Direction =>
Gather every line holding the string "with".

Material supplied =>
* * * * * * *

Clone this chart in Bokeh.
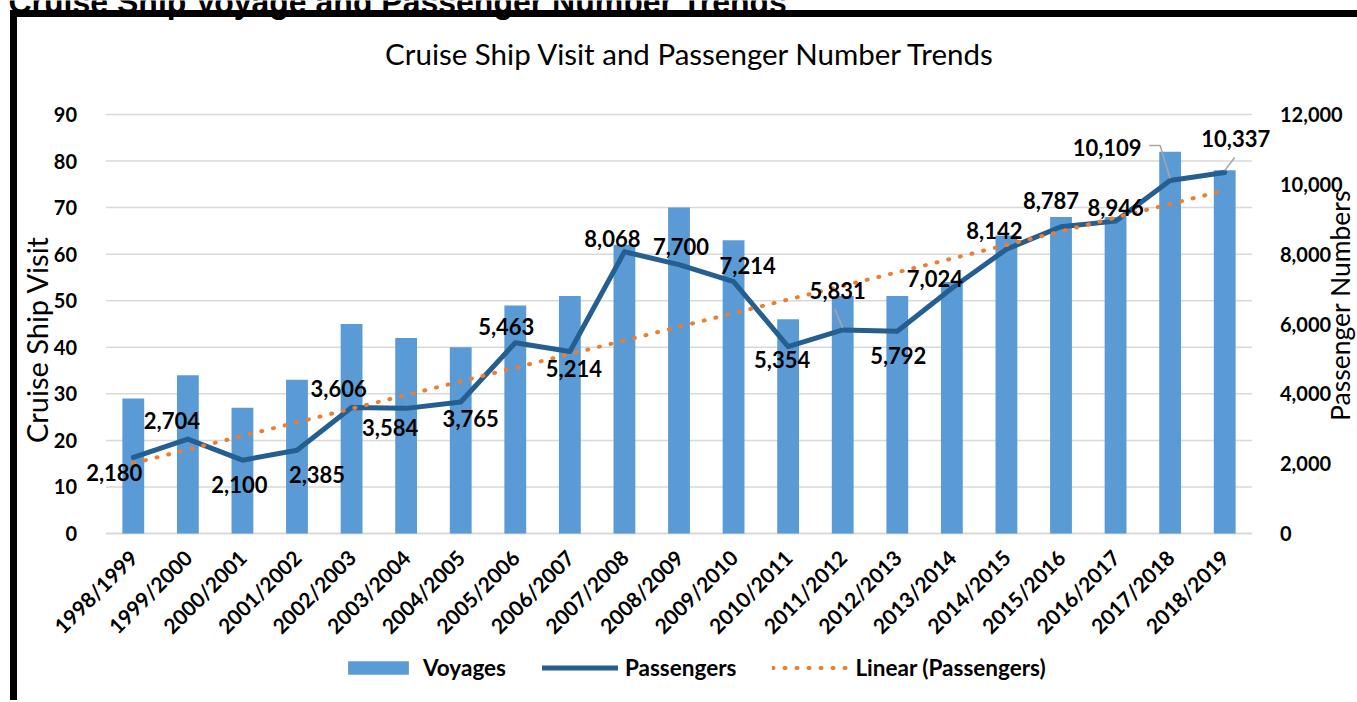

* * * * * * *

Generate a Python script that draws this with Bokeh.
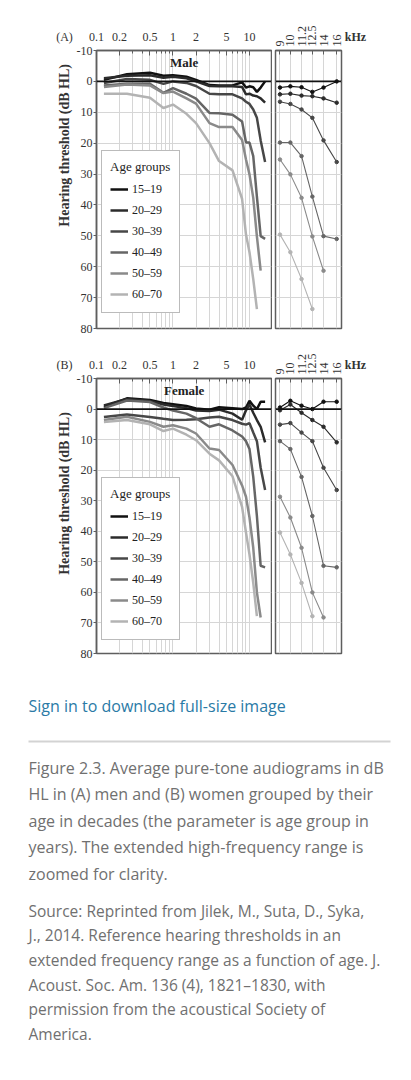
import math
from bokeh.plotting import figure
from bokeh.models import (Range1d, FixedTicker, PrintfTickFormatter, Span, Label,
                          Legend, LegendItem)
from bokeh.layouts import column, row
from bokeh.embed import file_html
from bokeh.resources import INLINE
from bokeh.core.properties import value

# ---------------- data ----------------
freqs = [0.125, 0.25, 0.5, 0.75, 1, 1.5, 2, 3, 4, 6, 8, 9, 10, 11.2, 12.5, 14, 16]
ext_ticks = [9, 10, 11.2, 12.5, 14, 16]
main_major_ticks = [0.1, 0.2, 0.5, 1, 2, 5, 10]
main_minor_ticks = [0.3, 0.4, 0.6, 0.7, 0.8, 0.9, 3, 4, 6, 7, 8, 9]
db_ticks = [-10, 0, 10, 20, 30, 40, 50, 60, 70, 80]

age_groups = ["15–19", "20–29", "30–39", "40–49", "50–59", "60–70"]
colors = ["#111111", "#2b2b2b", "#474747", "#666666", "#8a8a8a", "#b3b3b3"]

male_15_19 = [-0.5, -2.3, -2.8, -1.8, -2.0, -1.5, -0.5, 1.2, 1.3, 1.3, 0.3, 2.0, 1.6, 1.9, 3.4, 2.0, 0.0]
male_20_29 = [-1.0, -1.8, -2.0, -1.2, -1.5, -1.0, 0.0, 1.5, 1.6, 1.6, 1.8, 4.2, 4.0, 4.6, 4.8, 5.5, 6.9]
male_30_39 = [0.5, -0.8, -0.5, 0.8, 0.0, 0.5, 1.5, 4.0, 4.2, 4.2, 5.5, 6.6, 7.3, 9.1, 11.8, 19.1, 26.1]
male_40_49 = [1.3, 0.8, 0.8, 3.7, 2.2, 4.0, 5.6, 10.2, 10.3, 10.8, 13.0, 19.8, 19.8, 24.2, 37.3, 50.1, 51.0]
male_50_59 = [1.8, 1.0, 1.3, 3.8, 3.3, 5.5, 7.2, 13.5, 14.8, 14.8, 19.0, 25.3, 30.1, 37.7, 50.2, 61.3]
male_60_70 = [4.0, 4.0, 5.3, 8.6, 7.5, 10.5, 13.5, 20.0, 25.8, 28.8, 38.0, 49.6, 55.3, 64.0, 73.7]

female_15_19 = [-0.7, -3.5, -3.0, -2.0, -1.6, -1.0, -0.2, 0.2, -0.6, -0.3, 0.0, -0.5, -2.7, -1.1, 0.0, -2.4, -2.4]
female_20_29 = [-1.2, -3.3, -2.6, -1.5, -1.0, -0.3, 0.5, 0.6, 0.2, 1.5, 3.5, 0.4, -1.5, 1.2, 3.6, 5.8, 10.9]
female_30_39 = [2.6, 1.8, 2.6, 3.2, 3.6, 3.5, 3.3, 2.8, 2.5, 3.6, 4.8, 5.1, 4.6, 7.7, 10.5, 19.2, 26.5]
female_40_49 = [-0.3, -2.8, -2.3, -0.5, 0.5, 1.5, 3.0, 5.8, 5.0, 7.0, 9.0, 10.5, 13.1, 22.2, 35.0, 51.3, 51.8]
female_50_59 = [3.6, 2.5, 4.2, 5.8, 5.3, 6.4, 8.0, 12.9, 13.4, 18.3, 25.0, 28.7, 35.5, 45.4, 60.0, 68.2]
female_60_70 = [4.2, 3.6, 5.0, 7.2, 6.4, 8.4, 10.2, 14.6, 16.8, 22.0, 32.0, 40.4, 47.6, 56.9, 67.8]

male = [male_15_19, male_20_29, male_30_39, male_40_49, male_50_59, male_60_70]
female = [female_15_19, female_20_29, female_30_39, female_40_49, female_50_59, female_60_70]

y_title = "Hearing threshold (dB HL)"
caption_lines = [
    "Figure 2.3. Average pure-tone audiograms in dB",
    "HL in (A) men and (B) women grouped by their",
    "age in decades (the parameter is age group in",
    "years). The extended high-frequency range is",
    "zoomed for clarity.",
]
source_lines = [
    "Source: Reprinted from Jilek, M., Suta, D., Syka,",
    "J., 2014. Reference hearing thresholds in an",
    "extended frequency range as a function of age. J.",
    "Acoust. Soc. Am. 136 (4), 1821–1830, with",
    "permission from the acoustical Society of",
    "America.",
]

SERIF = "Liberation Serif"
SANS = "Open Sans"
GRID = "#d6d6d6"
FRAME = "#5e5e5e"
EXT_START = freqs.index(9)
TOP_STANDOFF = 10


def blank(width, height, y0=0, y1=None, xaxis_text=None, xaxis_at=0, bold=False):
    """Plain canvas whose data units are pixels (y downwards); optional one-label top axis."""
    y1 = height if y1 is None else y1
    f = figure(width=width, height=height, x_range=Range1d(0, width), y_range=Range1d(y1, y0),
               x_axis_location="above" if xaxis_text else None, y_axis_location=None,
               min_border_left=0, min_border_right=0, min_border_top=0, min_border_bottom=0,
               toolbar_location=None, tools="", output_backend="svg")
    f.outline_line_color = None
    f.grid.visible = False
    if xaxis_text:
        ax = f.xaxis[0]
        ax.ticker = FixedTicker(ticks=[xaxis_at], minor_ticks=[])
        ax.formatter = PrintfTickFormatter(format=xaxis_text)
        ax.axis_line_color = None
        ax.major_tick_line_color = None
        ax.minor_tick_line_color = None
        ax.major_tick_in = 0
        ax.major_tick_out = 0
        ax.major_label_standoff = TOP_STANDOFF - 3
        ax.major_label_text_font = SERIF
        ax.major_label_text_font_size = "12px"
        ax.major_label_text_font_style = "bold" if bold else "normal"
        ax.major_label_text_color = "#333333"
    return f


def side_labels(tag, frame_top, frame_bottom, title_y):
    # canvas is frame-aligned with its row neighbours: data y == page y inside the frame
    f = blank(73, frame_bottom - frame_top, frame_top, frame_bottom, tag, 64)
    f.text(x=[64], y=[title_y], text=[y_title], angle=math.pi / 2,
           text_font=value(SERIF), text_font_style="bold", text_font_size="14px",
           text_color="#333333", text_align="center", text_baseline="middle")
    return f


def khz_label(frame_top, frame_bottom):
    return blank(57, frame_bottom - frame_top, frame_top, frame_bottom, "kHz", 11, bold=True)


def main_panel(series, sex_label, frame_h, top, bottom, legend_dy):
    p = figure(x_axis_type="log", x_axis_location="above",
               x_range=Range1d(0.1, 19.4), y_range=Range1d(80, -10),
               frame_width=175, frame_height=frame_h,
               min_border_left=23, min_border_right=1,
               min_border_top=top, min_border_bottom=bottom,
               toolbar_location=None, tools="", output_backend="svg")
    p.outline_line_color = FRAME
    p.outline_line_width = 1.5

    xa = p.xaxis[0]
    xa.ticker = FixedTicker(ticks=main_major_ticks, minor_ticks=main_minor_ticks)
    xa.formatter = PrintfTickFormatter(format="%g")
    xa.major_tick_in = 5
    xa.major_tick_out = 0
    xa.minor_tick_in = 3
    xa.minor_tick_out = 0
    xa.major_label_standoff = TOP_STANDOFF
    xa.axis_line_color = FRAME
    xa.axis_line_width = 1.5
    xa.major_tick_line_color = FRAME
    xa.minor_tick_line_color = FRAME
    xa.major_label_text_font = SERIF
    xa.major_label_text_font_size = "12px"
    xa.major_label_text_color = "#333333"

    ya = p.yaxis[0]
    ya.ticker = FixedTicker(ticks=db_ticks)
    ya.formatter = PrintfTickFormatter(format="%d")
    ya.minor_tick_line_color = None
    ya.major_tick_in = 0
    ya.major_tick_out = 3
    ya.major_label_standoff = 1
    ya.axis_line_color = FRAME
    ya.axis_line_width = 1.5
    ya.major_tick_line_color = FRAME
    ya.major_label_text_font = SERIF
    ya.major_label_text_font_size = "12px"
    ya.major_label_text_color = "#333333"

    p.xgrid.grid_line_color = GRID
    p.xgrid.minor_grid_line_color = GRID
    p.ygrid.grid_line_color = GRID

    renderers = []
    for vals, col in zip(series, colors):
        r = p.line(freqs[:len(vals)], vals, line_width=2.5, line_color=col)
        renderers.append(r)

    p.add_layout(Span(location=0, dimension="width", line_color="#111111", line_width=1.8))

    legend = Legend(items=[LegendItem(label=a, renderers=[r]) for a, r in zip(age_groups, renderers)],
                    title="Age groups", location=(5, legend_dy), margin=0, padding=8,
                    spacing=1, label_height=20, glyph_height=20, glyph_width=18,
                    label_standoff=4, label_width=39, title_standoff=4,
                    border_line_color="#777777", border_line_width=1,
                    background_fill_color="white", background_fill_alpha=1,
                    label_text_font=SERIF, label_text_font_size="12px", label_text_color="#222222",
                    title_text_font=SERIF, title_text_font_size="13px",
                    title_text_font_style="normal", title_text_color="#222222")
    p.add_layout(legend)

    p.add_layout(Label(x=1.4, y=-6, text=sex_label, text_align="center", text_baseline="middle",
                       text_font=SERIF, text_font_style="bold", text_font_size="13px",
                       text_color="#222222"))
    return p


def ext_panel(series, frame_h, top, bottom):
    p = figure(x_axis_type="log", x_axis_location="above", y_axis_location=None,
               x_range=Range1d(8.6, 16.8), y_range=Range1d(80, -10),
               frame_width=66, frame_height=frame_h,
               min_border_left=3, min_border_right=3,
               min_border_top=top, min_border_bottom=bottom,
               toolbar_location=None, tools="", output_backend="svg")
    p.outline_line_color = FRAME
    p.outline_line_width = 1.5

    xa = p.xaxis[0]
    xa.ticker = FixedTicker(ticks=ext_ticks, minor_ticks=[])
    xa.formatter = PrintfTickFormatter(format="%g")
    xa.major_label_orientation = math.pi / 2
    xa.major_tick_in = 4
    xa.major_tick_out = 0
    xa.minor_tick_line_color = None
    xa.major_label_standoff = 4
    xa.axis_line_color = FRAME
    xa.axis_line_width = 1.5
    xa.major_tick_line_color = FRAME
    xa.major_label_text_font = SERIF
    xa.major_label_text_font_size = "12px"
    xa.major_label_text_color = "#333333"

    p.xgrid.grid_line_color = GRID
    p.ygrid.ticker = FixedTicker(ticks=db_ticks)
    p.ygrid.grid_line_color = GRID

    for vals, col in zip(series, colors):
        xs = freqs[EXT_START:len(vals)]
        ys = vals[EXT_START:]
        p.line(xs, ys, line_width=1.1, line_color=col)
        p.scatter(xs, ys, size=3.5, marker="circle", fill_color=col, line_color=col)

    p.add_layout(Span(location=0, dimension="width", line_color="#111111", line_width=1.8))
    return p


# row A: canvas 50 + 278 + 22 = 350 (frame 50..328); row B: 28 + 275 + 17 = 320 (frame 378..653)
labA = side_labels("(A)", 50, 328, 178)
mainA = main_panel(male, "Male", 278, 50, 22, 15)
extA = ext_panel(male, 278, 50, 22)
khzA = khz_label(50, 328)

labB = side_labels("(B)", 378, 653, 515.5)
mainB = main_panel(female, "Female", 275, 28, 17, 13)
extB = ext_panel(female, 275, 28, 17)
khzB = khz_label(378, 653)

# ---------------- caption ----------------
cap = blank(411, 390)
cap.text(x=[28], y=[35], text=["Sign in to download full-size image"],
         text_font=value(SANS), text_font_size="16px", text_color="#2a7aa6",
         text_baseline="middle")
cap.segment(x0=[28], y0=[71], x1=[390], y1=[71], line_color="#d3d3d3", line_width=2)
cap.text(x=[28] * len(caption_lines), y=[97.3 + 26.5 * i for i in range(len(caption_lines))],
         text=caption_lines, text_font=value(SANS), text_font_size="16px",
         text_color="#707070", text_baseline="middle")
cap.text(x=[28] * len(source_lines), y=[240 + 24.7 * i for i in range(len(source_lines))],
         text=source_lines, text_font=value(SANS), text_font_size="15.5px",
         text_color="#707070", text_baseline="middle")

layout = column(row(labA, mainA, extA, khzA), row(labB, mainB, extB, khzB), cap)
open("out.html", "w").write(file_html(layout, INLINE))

* * * * * * *

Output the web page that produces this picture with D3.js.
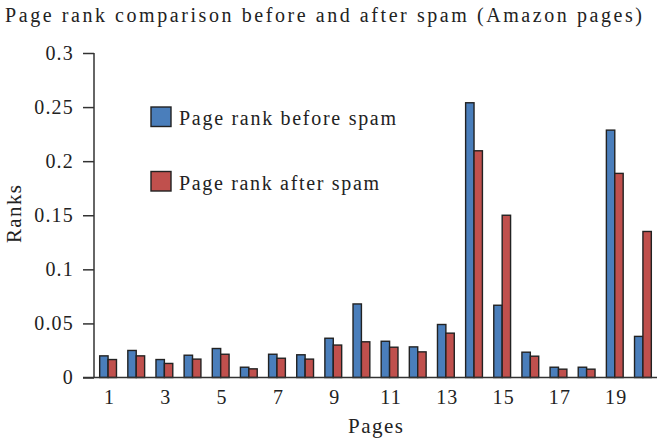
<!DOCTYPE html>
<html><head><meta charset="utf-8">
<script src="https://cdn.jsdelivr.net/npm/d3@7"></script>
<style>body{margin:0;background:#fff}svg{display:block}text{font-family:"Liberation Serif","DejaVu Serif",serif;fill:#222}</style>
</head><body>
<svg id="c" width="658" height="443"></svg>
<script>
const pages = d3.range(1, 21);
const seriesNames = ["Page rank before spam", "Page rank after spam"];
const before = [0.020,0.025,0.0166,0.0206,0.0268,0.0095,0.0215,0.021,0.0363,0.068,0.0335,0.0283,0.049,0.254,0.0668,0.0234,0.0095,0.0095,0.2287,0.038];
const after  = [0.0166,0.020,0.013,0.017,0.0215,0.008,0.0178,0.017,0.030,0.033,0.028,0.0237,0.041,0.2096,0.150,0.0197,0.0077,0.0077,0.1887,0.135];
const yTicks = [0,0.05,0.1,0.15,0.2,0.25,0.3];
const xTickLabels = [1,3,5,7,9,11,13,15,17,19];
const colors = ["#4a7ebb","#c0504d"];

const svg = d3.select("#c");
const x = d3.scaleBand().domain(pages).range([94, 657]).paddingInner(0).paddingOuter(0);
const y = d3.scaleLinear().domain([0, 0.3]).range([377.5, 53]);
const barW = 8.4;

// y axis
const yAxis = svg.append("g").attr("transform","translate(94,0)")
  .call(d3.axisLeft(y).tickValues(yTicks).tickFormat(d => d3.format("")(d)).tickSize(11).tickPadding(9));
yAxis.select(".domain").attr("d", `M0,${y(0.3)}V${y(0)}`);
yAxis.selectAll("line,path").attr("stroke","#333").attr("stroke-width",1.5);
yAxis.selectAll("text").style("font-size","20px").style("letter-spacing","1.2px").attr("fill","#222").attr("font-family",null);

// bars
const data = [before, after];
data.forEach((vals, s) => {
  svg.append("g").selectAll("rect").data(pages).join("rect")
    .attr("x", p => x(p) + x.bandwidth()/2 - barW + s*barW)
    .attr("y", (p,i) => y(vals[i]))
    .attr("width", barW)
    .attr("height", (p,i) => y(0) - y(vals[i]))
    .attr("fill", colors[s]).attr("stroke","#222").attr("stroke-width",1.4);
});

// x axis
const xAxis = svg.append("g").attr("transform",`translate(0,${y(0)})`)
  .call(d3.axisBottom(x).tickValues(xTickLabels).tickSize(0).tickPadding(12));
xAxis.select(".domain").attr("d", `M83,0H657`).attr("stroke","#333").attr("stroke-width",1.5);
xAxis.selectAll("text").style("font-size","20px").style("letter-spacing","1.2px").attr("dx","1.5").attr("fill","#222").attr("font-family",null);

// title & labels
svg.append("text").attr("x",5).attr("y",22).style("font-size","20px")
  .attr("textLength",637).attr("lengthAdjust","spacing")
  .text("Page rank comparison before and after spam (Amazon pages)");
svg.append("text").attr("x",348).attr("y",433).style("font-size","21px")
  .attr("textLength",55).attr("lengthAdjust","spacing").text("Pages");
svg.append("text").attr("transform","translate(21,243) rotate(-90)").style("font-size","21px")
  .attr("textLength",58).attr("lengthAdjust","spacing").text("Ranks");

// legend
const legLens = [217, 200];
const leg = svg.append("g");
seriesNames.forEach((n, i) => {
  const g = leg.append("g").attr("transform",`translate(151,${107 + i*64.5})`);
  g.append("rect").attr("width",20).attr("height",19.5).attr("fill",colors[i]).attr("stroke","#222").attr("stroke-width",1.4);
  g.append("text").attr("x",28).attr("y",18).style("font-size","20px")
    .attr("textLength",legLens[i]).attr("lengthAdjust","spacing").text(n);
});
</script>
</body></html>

* * * * * * *

Full answer =>
Generate a Python script that draws this with Bokeh.
    "Acoust. Soc. Am. 136 (4), 1821–1830, with",
    # canvas is frame-aligned with its row neighbours: data y == page y inside the frame
Output the web page that produces this picture with D3.js.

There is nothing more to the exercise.